Le stesse iscrizioni ci possono servire da testimonianza sul ruolo fondamentale di questa città di frontiera, controllata per secoli da mercanti locali che commerciavano tra il Mediterraneo e la Mesopotamia. Si può affermare che è il punto dove Oriente ed Occidente s’incontrano, diventando il fulcro economico tra Roma e gli imperi partico e sasanide nei primi tre secoli d.C.
La ricchezza di questi mercanti derivava dalla protezione offerta a tutte le carovane che si vedevano costrette ad attraversare il deserto siriano fino all’Eufrate per raggiungere il Golfo Persico. Non si trasportavano solo metalli preziosi e spezie, ma anche culture. Infatti, nelle stesse iscrizioni si trovano riferimenti alle divinità fenice, babilonesi, arabe e caananite, così come alle loro diverse tradizioni.
Si potrebbe affermare che i palmirensi erano dei cowboy di frontiera, ma che allo stesso tempo si dedicavano ad abbellire la propria città con edifici grandiosi, ispirandosi alla colossale architettura romana, come nel caso del Tempio di Bel o del Lungo Colonnato. Le donazioni di molti abitanti sono state immortalate con iscrizioni in tutta la città, così come molti defunti vennero commemorati con monumenti funebri degni dell’elite dei dominatori.

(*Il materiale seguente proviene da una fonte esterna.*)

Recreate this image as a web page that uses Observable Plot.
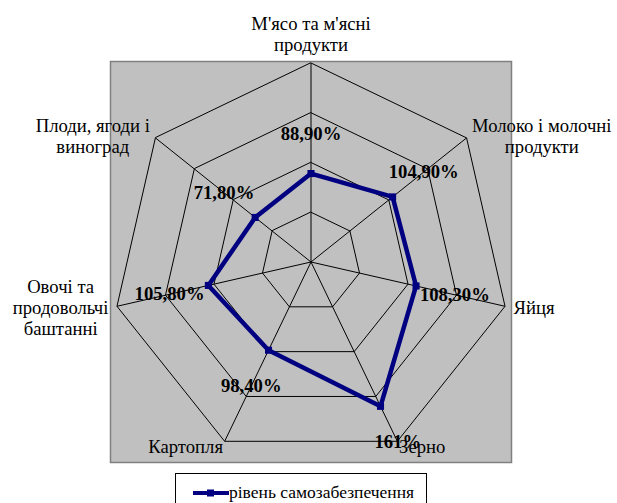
<!DOCTYPE html>
<html>
<head>
<meta charset="utf-8">
<script src="https://cdn.jsdelivr.net/npm/d3@7"></script>
<script src="https://cdn.jsdelivr.net/npm/@observablehq/plot@0.6"></script>
<style>
  html, body { margin: 0; padding: 0; background: #fff; }
  body { width: 617px; height: 503px; position: relative; overflow: hidden; font-family: "Liberation Serif", "Times New Roman", Times, "DejaVu Serif", serif; }
  #legend { position: absolute; left: 175px; top: 473px; width: 252px; height: 40px; border: 1px solid #000; box-sizing: border-box; background: #fff; }
  #legend .item { position: absolute; left: 16px; top: 8px; display: flex; align-items: center; font-size: 17.5px; color: #000; white-space: nowrap; }
</style>
</head>
<body>
<div id="chart"></div>
<div id="legend"><div class="item"><svg width="37" height="12"><line x1="1" y1="6" x2="37" y2="6" stroke="#000080" stroke-width="4"/><rect x="15" y="2.5" width="7" height="7" fill="#000080"/></svg><span>рівень самозабезпечення</span></div></div>
<script>
const categories = ["М'ясо та м'ясні\nпродукти", "Молоко і молочні\nпродукти", "Яйця", "Зерно", "Картопля", "Овочі та\nпродовольчі\nбаштанні", "Плоди, ягоди і\nвиноград"];
const values = [88.9, 104.9, 108.3, 161, 98.4, 105.8, 71.8];
const valueLabels = ["88,90%", "104,90%", "108,30%", "161%", "98,40%", "105,80%", "71,80%"];
const ringLevels = [50, 100, 150, 200];
const seriesName = "рівень самозабезпечення";

const FONT = "'Liberation Serif', 'Times New Roman', Times, 'DejaVu Serif', serif";
const FS = 18.67;
const W = 617, H = 470;
const ML = 110, MR = 106, MT = 61, MB = 8;
const D = 201.5;
const k = (W - ML - MR) / (2 * D); // px per unit
const n = categories.length;
const ang = i => (2 * Math.PI * i) / n;
const maxR = ringLevels[ringLevels.length - 1];

const rings = ringLevels.flatMap(level => categories.map((c, i) => ({level, x: level * Math.sin(ang(i)), y: level * Math.cos(ang(i))})));
const spokes = categories.map((c, i) => ({x1: 0, y1: 0, x2: maxR * Math.sin(ang(i)), y2: maxR * Math.cos(ang(i))}));
const pts = values.map((v, i) => ({v, x: v * Math.sin(ang(i)), y: v * Math.cos(ang(i))}));
const vlab = values.map((v, i) => ({t: valueLabels[i], x: (v + 40) * Math.sin(ang(i)), y: (v + 40) * Math.cos(ang(i))}));

const ctx = document.createElement("canvas").getContext("2d");
ctx.font = FS + "px " + FONT;
const LH = 21;
const clab = categories.map((c, i) => {
  const s = Math.sin(ang(i)), co = Math.cos(ang(i));
  const lines = c.split("\n");
  const w = Math.max(...lines.map(l => ctx.measureText(l).width));
  let x = maxR * s, y = maxR * co;
  if (Math.abs(s) < 0.1) {
    y += (8 + lines.length * LH / 2) / k;
  } else {
    const gap = 9 * s * s;
    x += Math.sign(s) * (w / 2 + gap) / k;
    y += (co * 6) / k * (co < 0 ? 1 : 0.5);
  }
  return {t: c, x, y};
});

const plot = Plot.plot({
  width: W, height: H,
  marginLeft: ML, marginRight: MR, marginTop: MT, marginBottom: MB,
  x: {domain: [-D, D], axis: null},
  y: {domain: [-D, D], axis: null},
  style: {fontFamily: FONT, background: "transparent", overflow: "visible"},
  marks: [
    Plot.frame({fill: "#c0c0c0", stroke: "#808080", strokeWidth: 1.5}),
    Plot.line(rings, {x: "x", y: "y", z: "level", curve: "linear-closed", stroke: "#000", strokeWidth: 1}),
    Plot.link(spokes, {x1: "x1", y1: "y1", x2: "x2", y2: "y2", stroke: "#000", strokeWidth: 1}),
    Plot.line(pts, {x: "x", y: "y", curve: "linear-closed", stroke: "#000080", strokeWidth: 4.5, strokeLinejoin: "miter"}),
    Plot.dot(pts, {x: "x", y: "y", symbol: "square", r: 4, fill: "#000080", stroke: "none"}),
    Plot.text(vlab, {x: "x", y: "y", text: "t", fontSize: FS, fontWeight: "bold", fontFamily: FONT, fill: "#000", textAnchor: "middle", lineAnchor: "middle"}),
    Plot.text(clab, {x: "x", y: "y", text: "t", fontSize: FS, fontFamily: FONT, fill: "#000", textAnchor: "middle", lineAnchor: "middle", lineHeight: LH / FS})
  ]
});
document.getElementById("chart").appendChild(plot);
</script>
</body>
</html>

Sotto l’impero di Aureliano, Palmyra venne definitivamente conquistata, nonostante la regina Zenobia avesse dato del filo da torcere negli anni precedenti, arrivando a dominare anche le province romane di Egitto, Siria e Palestina. La città non si riprese mai del tutto dalla devastazione che ne seguì e le ricchezze che una volta venivano donate all’impero romano da Palmyra ormai non arrivavano più. Gli studiosi pensano che questa possa essere stata un’ulteriore concausa al crollo dello stesso impero qualche secolo più tardi.